It happened today - June 24, 2015
On June 24 of 1997 the U.S. Air Force actually released a report on the UFO that didn’t crash in Roswell, NM back in July 1947. It sounds utterly ridiculous. But then we live in enlightened times. Not like those superstitious chumps back in the Middle Ages who believed in God and thought the Earth was flat. Ha ha ha Looooosers. We read our horoscopes and are so sure aliens visit Earth and governments deny it that we make governments deny it again. It’s called progress.
For the U.S. government to say it didn’t happen is just more modern idiocy since the conspiracy theorists know the government says it didn’t happen and has been saying so all along and they think it’s lying so they think it’s lying again. It doesn’t even rise to the “That just proves how clever they are” level because it’s too obvious; in a proper conspiracy the government would have had a panel of “independent” experts say it and too late you’d find they had cabbage leaves on the backs of their heads or something. Frankly if I was the U.S. Air Force I’d have told the UFO paranoids to go jump in a Martian canal. You can’t reason with these idiots and a less feeble age would have had the sense to say so. And then I’d have moved on to something more interesting. Like why we aren’t being visited by aliens.
One possible reason is that because they became aware of us through early TV broadcasts they’ve been avoiding our planet on aesthetic and intellectual grounds. Grown-up aliens might lecture their green teen offspring “Don’t go to Earth; it rots your brain.” Or maybe the aliens came here to eat us but discovered we were unhealthy. The way we’re eating these days, if that is true we’re probably safe for a while. And I guess the government might not tell us because it was afraid we’d be offended. But speaking of broadcasting I Love Lucy to the cosmos and wondering why it never calls, the really interesting question is why it never calls.
Visiting might be out of the question for all kinds of reasons including excess baggage fees. If aliens look anything like they often do in movies they’d need some kind of clothing and toiletries. Mind you, the ones in the Predator series didn’t seem to wear a lot of clothes but they had big intergalactic collections of trophy skulls to shlep around. But why don’t they call?
Back in 1950 noted physicist Enrico Fermi, after discussing with colleagues the number of planets on which life could theoretically exist, the evolutionary processes that ought to have led to intelligent life (again, a category that at least sometimes involves humans, smart enough to invent television and dumb enough to watch sitcoms), and the enormous amount of time during which it could have happened multiple times, asked “Where is everybody?” Why aren’t we picking up their transmissions? The question has only become more pointed in the two-thirds of a century since.
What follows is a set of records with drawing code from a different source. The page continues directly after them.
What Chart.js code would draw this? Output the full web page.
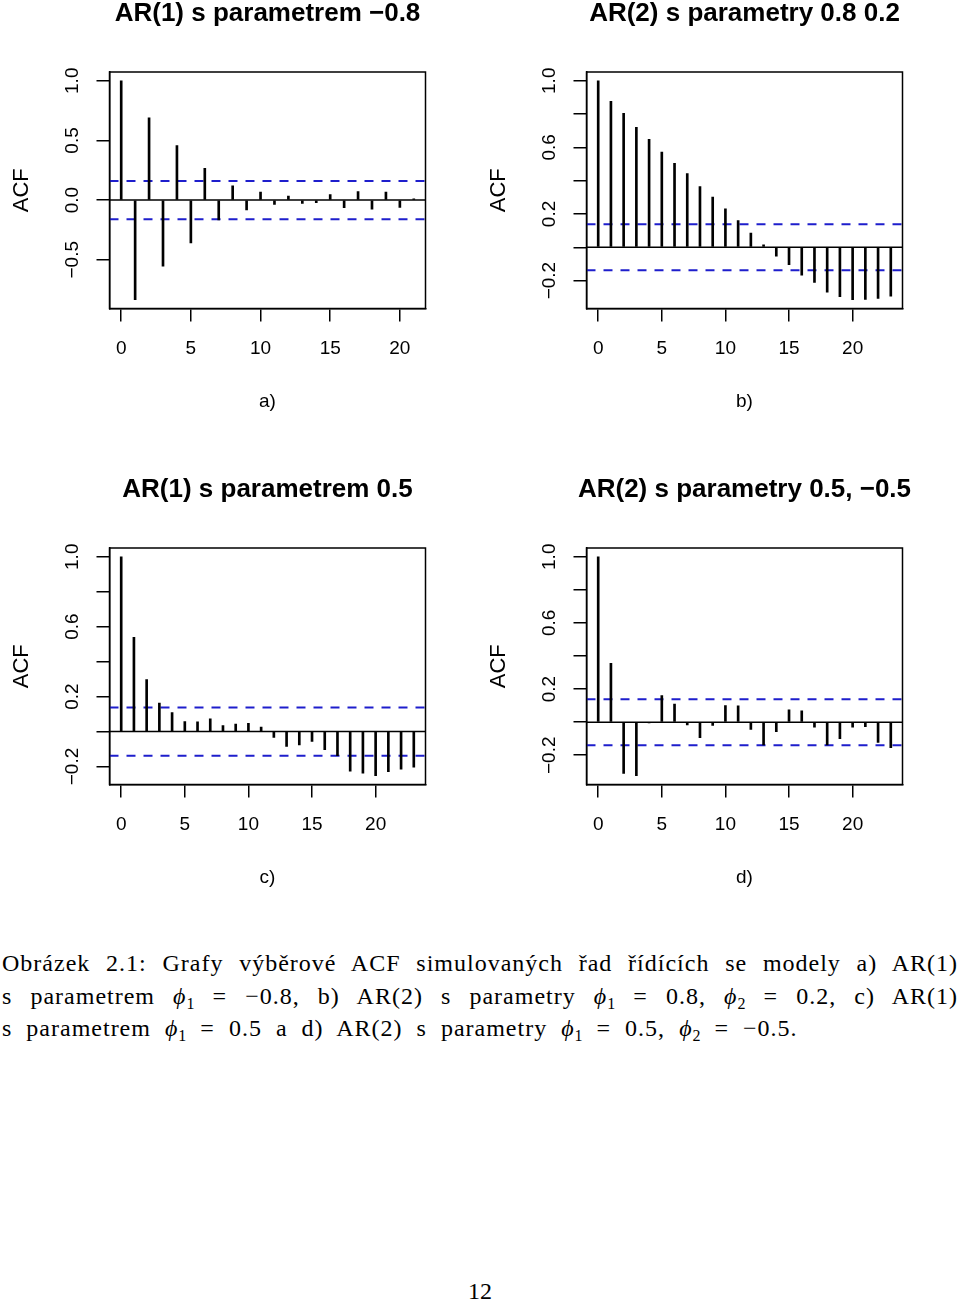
<!DOCTYPE html>
<html>
<head>
<meta charset="utf-8">
<title>ACF AR</title>
<script src="https://cdn.jsdelivr.net/npm/chart.js@4.4.1/dist/chart.umd.min.js"></script>
<style>
  body { margin: 0; background: #fff; width: 960px; height: 1304px; position: relative; overflow: hidden; }
  canvas { position: absolute; }
  .cap { position: absolute; left: 2px; width: 956px; font-family: "Liberation Serif", serif; font-size: 24px; line-height: 32.5px; color: #000; letter-spacing: 1px; word-spacing: 7px; white-space: nowrap; }
  .just { text-align: justify; text-align-last: justify; white-space: normal; }
  .s { font-size: 16px; vertical-align: -5px; line-height: 0; letter-spacing: 0; }
  .page { position: absolute; left: 0; width: 960px; text-align: center; font-family: "Liberation Serif", serif; font-size: 24px; top: 1278px; }
</style>
</head>
<body>
<canvas id="pa" width="480" height="440" style="left:0;top:0"></canvas>
<canvas id="pb" width="480" height="440" style="left:477px;top:0"></canvas>
<canvas id="pc" width="480" height="440" style="left:0;top:476px"></canvas>
<canvas id="pd" width="480" height="440" style="left:477px;top:476px"></canvas>

<div class="cap just" style="top:947px">Obrázek 2.1: Grafy výběrové ACF simulovaných řad řídících se modely a) AR(1)</div>
<div class="cap just" style="top:979.5px">s parametrem <i>ϕ</i><span class="s">1</span> = −0.8, b) AR(2) s parametry <i>ϕ</i><span class="s">1</span> = 0.8, <i>ϕ</i><span class="s">2</span> = 0.2, c) AR(1)</div>
<div class="cap" style="top:1012px">s parametrem <i>ϕ</i><span class="s">1</span> = 0.5 a d) AR(2) s parametry <i>ϕ</i><span class="s">1</span> = 0.5, <i>ϕ</i><span class="s">2</span> = −0.5.</div>
<div class="page">12</div>

<script>
// lags
var lags21 = [0, 1, 2, 3, 4, 5, 6, 7, 8, 9, 10, 11, 12, 13, 14, 15, 16, 17, 18, 19, 20, 21];
var lags23 = [0, 1, 2, 3, 4, 5, 6, 7, 8, 9, 10, 11, 12, 13, 14, 15, 16, 17, 18, 19, 20, 21, 22, 23];

// sample ACF values
var acfA = [1.0, -0.835, 0.689, -0.553, 0.456, -0.358, 0.267, -0.167, 0.12, -0.083, 0.067, -0.036,
            0.033, -0.028, -0.022, 0.047, -0.064, 0.072, -0.075, 0.067, -0.061, 0.01];
var acfB = [1.0, 0.876, 0.805, 0.721, 0.649, 0.572, 0.504, 0.442, 0.365, 0.301, 0.231, 0.161,
            0.086, 0.014, -0.054, -0.104, -0.167, -0.211, -0.269, -0.297, -0.315, -0.313, -0.307, -0.293];
var acfC = [1.0, 0.539, 0.297, 0.163, 0.108, 0.057, 0.055, 0.072, 0.034, 0.042, 0.047, 0.026,
            -0.034, -0.085, -0.076, -0.057, -0.104, -0.138, -0.227, -0.238, -0.253, -0.229, -0.216, -0.204];
var acfD = [1.0, 0.356, -0.31, -0.324, -0.005, 0.16, 0.11, -0.016, -0.094, -0.02, 0.1, 0.098,
            -0.044, -0.138, -0.058, 0.074, 0.068, -0.03, -0.138, -0.1, -0.03, -0.028, -0.122, -0.154];

// confidence bounds
var ciA = 0.16;
var ciB = 0.138;
var ciC = 0.138;
var ciD = 0.139;

// ticks
var xTicks = [0, 5, 10, 15, 20];
var yTicksA = [-0.5, 0, 0.5, 1.0];
var yLabelsA = [-0.5, 0, 0.5, 1.0];
var yTicks = [-0.2, 0, 0.2, 0.4, 0.6, 0.8, 1.0];
var yLabels = [-0.2, 0.2, 0.6, 1.0];

function fmt(v) {
    return v.toFixed(1).replace('-', '\u2212');
}

var panelText = {
    id: 'panelText',
    afterDraw: function (chart, args, opts) {
        var ctx = chart.ctx, a = chart.chartArea, y = chart.scales.y;
        ctx.save();
        ctx.strokeStyle = '#000';
        ctx.lineWidth = 1.5;
        ctx.strokeRect(a.left, a.top, a.right - a.left, a.bottom - a.top);
        ctx.fillStyle = '#000';
        ctx.textAlign = 'center';
        ctx.textBaseline = 'alphabetic';
        var cx = (a.left + a.right) / 2;
        ctx.font = 'bold 26px "Liberation Sans"';
        ctx.fillText(opts.title, cx, 21);
        ctx.font = '19px "Liberation Sans"';
        ctx.fillText(opts.sub, cx, 407);
        opts.yLabels.forEach(function (v) {
            ctx.save();
            ctx.translate(78, y.getPixelForValue(v));
            ctx.rotate(-Math.PI / 2);
            ctx.fillText(fmt(v), 0, 0);
            ctx.restore();
        });
        ctx.font = '22px "Liberation Sans"';
        ctx.translate(28, (a.top + a.bottom) / 2);
        ctx.rotate(-Math.PI / 2);
        ctx.fillText('ACF', 0, 0);
        ctx.restore();
    }
};

function makePanel(id, title, sub, lags, acf, ci, yt, yl) {
    // R style limits: data range stretched by 4 %
    var lo = Math.min(Math.min.apply(null, acf), -ci);
    var hi = Math.max(Math.max.apply(null, acf), ci);
    var ext = (hi - lo) * 0.04;
    var L = lags[lags.length - 1];
    var xmin = -0.04 * L, xmax = L * 1.04;

    var axisGrid = {
        drawOnChartArea: false,
        drawTicks: true,
        tickLength: 13,
        color: '#000',
        lineWidth: 1.5,
        offset: false
    };

    return new Chart(document.getElementById(id), {
        type: 'bar',
        data: {
            datasets: [
                {
                    label: 'acf',
                    data: lags.map(function (l, i) { return { x: l, y: acf[i] }; }),
                    backgroundColor: '#000',
                    borderWidth: 0,
                    barThickness: 2
                },
                {
                    type: 'line',
                    label: 'zero',
                    data: [{ x: xmin, y: 0 }, { x: xmax, y: 0 }],
                    borderColor: '#000',
                    borderWidth: 1.5,
                    pointRadius: 0
                },
                {
                    type: 'line',
                    label: 'ci+',
                    data: [{ x: xmin, y: ci }, { x: xmax, y: ci }],
                    borderColor: '#1e1ecc',
                    borderWidth: 2,
                    borderDash: [9, 8],
                    pointRadius: 0
                },
                {
                    type: 'line',
                    label: 'ci-',
                    data: [{ x: xmin, y: -ci }, { x: xmax, y: -ci }],
                    borderColor: '#1e1ecc',
                    borderWidth: 2,
                    borderDash: [9, 8],
                    pointRadius: 0
                }
            ]
        },
        options: {
            responsive: false,
            animation: false,
            devicePixelRatio: 1,
            layout: { padding: { top: 72, right: 54.5, bottom: 0, left: 0 } },
            plugins: {
                legend: { display: false },
                tooltip: { enabled: false },
                panelText: { title: title, sub: sub, yLabels: yl }
            },
            scales: {
                x: {
                    type: 'linear',
                    min: xmin,
                    max: xmax,
                    offset: false,
                    grid: axisGrid,
                    border: { display: true, color: '#000', width: 1.5 },
                    ticks: {
                        color: '#000',
                        font: { family: 'Liberation Sans', size: 19, lineHeight: 1.2 },
                        padding: 16,
                        maxRotation: 0,
                        autoSkip: false,
                        callback: function (v) { return String(v); }
                    },
                    afterBuildTicks: function (s) { s.ticks = xTicks.map(function (v) { return { value: v }; }); },
                    afterFit: function (s) { s.height = 131.5; }
                },
                y: {
                    type: 'linear',
                    min: lo - ext,
                    max: hi + ext,
                    grid: axisGrid,
                    border: { display: true, color: '#000', width: 1.5 },
                    ticks: { display: false },
                    afterBuildTicks: function (s) { s.ticks = yt.map(function (v) { return { value: v }; }); },
                    afterFit: function (s) { s.width = 109.5; }
                }
            }
        },
        plugins: [panelText]
    });
}

makePanel('pa', 'AR(1) s parametrem \u22120.8', 'a)', lags21, acfA, ciA, yTicksA, yLabelsA);
makePanel('pb', 'AR(2) s parametry 0.8 0.2', 'b)', lags23, acfB, ciB, yTicks, yLabels);
makePanel('pc', 'AR(1) s parametrem 0.5', 'c)', lags23, acfC, ciC, yTicks, yLabels);
makePanel('pd', 'AR(2) s parametry 0.5, \u22120.5', 'd)', lags23, acfD, ciD, yTicks, yLabels);
</script>
</body>
</html>
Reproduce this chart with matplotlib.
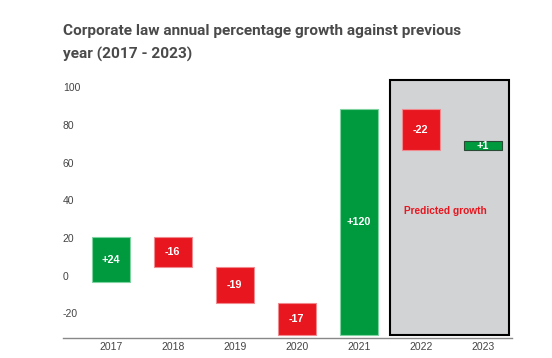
import matplotlib.pyplot as plt
import numpy as np

plt.rcParams["axes.unicode_minus"] = False

# data
years = ["2017", "2018", "2019", "2020", "2021", "2022", "2023"]
changes = [24, -16, -19, -17, 120, -22, 1]
start_value = -3.4
predicted_years = ["2022", "2023"]

green = "#009a3e"
red = "#e8161f"
min_height = 5  # smallest drawn height so tiny changes stay visible

fig = plt.figure(figsize=(5.52, 3.58), dpi=100)
ax = fig.add_axes([0.114, 0.056, 0.8135, 0.726])

x = np.arange(len(years))
level = start_value
for i, d in enumerate(changes):
    bottom = level if d >= 0 else level + d
    h = abs(d)
    small = h < min_height
    if small:
        h = min_height
    col = green if d >= 0 else red
    edge = "#7fd3a0" if d >= 0 else "#f08a8f"
    if small:
        edge = "#2a4a35"
    ax.bar(x[i], h, bottom=bottom, width=0.61, color=col, edgecolor=edge,
           linewidth=0.8, zorder=3)
    ax.text(x[i], bottom + h / 2, ("+%d" % d) if d > 0 else "%d" % d,
            ha="center", va="center", color="white", fontsize=7.8,
            fontweight="bold", family="Liberation Sans", zorder=4)
    level += d

# shaded region for predicted years
i0 = years.index(predicted_years[0])
i1 = years.index(predicted_years[-1])
ax.add_patch(plt.Rectangle((i0 - 0.49, -31.6), (i1 - i0) + 0.92, 135.6,
                           facecolor="#d1d3d5", edgecolor="black",
                           linewidth=1.5, zorder=1))
ax.text((i0 + i1) / 2 - 0.11, 34.6, "Predicted growth", color=red,
        fontsize=7.3, fontweight="bold", ha="center", va="center",
        family="Liberation Sans", zorder=4)

ax.set_xlim(-0.77, 6.47)
ax.set_ylim(-33, 105)
ax.set_xticks(x)
ax.set_xticklabels(years)
ax.set_yticks([-20, 0, 20, 40, 60, 80, 100])
for s in ["top", "right", "left"]:
    ax.spines[s].set_visible(False)
ax.spines["bottom"].set_color("#888888")
ax.spines["bottom"].set_linewidth(1.0)
ax.tick_params(axis="x", length=0, pad=3, labelsize=7.5, labelcolor="#444444")
ax.tick_params(axis="y", length=0, pad=0, labelsize=7.5, labelcolor="#444444")
for lab in ax.get_yticklabels() + ax.get_xticklabels():
    lab.set_family("Liberation Sans")
for lab in ax.get_yticklabels():
    lab.set_horizontalalignment("left")

fig.text(63 / 552, 1 - 24 / 358,
         "Corporate law annual percentage growth against previous\nyear (2017 - 2023)",
         ha="left", va="top", fontsize=11.1, fontweight="bold", color="#4a4a4a",
         family="Roboto", linespacing=1.75)

fig.savefig("out.png", dpi=100)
Apparently I Love Lucy has washed over some 6,000 star systems by now. Yet I Love Lxzygtq hasn’t been picked up coming back from any of them even though our radio telescopes stare beadily out in all directions.
It’s not obvious what conclusions to draw from the apparent absence of technologically advanced alien civilizations. Maybe life is rarer than we think, even miraculous. Maybe man is alone in the universe. But whether it proves that there is a God and He goes in for elaborate stage settings, or that the universe is even colder and more hostile than anyone this side of H.P. Lovecraft believed, the central puzzle remains.
Not why aliens crashed in Roswell. Why they didn’t, and why we haven’t picked up any radio chatter from anyone, even just a brief insulting travel advisory that Earth is “mostly harmless”.